Records with drawing code:
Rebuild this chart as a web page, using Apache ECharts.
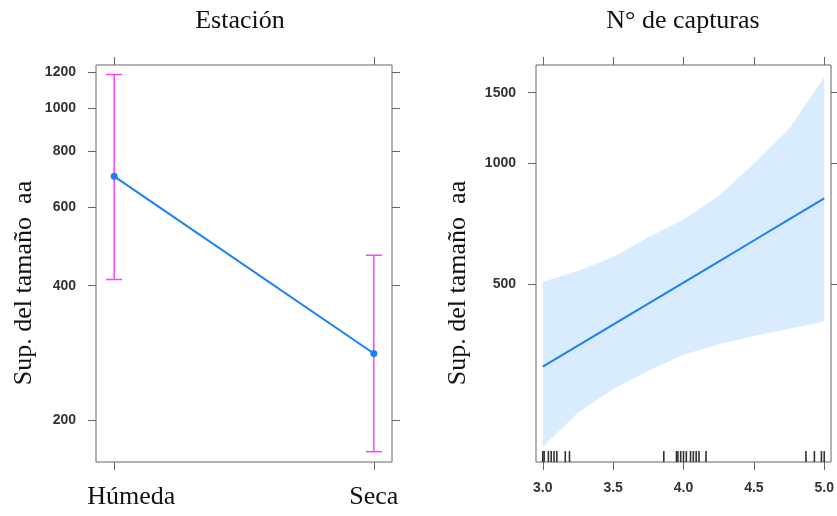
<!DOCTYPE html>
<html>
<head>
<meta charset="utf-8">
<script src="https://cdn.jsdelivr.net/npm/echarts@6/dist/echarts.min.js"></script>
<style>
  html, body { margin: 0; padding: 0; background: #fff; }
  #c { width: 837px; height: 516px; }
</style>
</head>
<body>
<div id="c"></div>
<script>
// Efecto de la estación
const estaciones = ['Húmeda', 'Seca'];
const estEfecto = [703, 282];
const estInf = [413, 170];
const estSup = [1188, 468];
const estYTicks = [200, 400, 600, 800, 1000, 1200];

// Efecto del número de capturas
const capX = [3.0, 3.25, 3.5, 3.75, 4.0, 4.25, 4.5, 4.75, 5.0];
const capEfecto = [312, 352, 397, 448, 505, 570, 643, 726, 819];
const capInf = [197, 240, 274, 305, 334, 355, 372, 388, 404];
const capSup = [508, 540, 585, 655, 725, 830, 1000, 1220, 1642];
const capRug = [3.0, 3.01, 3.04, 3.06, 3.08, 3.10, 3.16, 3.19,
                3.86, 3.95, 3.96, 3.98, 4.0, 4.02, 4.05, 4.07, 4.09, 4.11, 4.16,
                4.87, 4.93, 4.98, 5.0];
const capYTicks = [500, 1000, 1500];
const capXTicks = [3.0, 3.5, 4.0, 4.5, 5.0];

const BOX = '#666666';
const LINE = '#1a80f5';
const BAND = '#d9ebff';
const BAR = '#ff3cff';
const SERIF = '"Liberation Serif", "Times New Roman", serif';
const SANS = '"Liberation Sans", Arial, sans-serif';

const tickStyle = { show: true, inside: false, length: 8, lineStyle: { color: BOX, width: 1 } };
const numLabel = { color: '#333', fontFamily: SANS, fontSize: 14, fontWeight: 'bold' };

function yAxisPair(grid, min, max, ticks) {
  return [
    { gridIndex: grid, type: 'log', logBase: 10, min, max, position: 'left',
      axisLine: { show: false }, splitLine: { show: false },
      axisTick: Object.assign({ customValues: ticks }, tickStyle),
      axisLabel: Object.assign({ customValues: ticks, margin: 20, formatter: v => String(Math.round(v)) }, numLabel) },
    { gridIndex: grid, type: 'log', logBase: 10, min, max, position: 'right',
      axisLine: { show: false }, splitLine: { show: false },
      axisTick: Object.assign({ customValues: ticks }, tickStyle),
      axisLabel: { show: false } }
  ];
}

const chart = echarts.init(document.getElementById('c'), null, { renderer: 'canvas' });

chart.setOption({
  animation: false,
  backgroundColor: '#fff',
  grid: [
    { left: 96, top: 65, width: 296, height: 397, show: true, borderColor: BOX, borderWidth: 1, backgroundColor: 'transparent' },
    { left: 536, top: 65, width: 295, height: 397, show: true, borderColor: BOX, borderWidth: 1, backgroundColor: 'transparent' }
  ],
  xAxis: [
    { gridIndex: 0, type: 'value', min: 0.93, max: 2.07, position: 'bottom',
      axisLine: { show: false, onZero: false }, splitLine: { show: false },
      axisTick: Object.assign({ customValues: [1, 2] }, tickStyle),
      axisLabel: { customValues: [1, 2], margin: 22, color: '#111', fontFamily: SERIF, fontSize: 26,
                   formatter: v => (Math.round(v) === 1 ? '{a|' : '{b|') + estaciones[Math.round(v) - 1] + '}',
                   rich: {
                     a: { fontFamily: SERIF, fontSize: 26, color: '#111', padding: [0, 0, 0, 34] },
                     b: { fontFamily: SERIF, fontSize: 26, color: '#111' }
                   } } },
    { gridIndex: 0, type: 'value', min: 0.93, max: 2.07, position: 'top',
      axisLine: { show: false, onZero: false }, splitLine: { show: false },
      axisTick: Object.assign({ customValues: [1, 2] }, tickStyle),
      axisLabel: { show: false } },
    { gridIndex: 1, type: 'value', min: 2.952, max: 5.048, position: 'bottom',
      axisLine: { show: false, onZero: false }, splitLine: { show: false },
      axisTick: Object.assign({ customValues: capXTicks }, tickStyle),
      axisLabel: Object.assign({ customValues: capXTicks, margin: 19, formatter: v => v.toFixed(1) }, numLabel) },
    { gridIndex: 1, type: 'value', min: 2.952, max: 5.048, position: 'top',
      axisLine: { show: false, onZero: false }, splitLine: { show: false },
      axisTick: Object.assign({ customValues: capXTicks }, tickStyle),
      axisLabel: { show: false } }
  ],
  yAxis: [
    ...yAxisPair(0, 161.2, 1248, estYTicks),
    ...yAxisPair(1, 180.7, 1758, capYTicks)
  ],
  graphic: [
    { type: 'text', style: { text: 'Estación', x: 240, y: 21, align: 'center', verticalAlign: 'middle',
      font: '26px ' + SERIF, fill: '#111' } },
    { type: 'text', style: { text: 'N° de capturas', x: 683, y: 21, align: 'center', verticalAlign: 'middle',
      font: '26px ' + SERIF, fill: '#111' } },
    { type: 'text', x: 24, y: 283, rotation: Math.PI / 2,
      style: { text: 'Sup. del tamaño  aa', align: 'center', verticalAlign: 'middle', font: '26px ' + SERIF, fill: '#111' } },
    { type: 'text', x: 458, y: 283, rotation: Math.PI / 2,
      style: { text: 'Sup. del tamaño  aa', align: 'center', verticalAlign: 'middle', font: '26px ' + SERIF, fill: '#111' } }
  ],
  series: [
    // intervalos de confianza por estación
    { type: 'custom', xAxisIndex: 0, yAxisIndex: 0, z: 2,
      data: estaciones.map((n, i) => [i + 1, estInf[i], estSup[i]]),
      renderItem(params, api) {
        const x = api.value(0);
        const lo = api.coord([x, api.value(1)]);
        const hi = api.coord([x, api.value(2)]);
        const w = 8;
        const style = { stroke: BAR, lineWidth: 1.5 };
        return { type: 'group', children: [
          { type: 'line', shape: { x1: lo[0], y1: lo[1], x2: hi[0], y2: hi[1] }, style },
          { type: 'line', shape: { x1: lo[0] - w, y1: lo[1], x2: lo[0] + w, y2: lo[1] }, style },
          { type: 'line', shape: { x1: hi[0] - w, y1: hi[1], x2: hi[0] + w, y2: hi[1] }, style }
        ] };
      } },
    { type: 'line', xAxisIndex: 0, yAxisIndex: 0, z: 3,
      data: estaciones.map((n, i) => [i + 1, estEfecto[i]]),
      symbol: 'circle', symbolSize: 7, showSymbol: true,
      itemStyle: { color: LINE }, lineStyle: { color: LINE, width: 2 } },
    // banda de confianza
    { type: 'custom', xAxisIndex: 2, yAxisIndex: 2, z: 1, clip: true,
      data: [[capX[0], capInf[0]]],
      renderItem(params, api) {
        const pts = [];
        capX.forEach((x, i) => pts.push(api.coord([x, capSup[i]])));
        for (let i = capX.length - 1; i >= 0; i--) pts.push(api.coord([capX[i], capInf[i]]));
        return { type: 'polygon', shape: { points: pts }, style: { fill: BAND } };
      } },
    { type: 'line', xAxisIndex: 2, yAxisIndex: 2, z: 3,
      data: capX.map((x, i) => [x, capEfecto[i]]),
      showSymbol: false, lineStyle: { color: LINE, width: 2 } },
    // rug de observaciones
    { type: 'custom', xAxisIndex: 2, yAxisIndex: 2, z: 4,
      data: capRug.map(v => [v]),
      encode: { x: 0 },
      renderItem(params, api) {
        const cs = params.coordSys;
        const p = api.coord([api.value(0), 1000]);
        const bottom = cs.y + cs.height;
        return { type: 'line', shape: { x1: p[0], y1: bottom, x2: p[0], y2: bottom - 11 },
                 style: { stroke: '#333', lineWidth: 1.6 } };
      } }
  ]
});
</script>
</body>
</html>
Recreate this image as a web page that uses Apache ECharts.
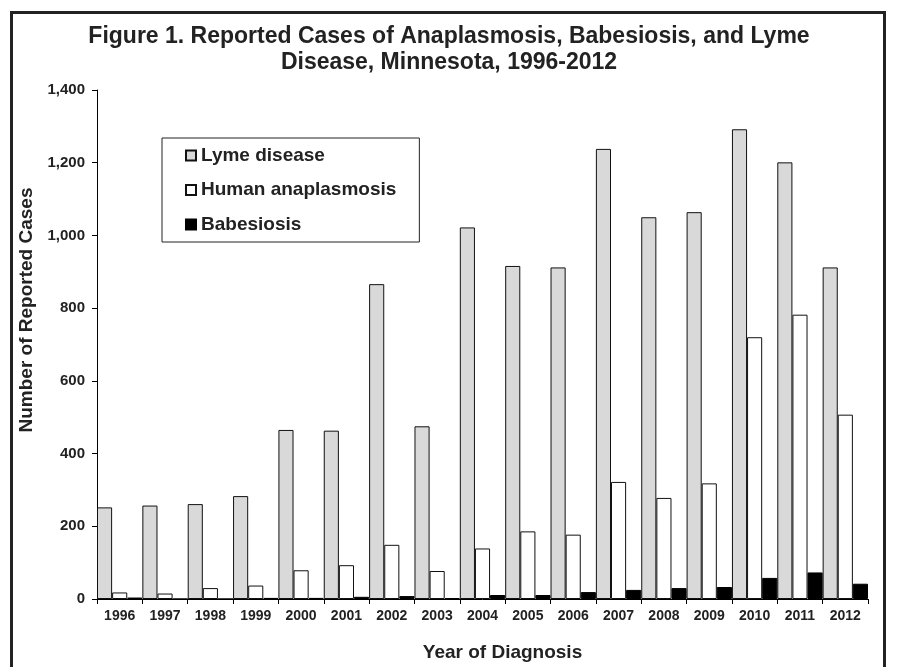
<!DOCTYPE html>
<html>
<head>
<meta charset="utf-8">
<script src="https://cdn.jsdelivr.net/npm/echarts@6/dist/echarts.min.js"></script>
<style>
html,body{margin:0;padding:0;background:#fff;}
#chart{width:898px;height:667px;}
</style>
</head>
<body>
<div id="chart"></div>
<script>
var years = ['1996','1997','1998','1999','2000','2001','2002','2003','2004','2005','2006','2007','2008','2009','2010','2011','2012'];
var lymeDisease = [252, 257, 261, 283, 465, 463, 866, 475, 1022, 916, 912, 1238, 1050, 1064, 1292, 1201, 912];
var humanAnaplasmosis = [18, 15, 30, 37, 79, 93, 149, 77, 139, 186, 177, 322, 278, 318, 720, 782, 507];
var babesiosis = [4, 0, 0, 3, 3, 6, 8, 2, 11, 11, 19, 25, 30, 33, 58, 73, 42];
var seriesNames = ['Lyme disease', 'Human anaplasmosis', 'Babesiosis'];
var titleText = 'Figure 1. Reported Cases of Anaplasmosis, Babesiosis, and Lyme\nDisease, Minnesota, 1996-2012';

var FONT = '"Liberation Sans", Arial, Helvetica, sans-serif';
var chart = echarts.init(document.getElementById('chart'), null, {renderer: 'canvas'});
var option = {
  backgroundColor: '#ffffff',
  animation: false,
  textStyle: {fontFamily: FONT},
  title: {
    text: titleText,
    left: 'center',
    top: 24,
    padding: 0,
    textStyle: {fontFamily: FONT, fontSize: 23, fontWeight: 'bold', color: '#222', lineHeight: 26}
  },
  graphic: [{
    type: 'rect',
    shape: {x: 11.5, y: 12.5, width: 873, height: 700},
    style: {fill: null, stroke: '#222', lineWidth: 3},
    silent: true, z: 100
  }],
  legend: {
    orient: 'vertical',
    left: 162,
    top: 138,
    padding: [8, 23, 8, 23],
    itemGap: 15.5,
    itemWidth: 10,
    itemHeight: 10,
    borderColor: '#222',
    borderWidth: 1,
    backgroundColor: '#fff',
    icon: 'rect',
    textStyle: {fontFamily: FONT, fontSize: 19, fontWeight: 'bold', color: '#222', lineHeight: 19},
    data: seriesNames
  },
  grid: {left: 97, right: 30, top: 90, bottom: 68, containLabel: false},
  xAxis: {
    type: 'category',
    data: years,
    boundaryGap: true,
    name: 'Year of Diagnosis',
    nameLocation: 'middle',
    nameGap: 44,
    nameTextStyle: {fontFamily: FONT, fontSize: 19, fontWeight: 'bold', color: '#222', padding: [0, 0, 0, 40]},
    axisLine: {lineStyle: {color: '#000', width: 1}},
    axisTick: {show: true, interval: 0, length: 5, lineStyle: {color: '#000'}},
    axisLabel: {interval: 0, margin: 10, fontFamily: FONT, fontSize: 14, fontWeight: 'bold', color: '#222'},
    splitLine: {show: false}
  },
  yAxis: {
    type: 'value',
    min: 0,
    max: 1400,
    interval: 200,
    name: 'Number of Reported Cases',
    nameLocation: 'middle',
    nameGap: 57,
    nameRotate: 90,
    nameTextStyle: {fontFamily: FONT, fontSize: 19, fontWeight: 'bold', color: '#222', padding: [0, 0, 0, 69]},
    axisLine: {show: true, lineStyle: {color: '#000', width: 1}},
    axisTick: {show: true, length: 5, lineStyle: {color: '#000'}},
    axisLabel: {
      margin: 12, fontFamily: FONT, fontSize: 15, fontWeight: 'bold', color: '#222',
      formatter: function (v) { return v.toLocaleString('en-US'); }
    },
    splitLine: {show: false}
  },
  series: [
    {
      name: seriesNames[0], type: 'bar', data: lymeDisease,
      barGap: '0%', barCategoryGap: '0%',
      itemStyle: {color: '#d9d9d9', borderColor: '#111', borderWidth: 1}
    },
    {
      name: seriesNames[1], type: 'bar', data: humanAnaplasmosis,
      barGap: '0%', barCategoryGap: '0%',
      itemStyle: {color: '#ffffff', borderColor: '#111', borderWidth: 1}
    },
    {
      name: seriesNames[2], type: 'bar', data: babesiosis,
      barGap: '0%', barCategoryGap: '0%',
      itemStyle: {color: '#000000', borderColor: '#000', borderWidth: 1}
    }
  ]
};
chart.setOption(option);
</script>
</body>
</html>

Exercise brief: Each line that contains the string "this" counts once; report how many such lines the entries have, giving only the number.

Written response: 2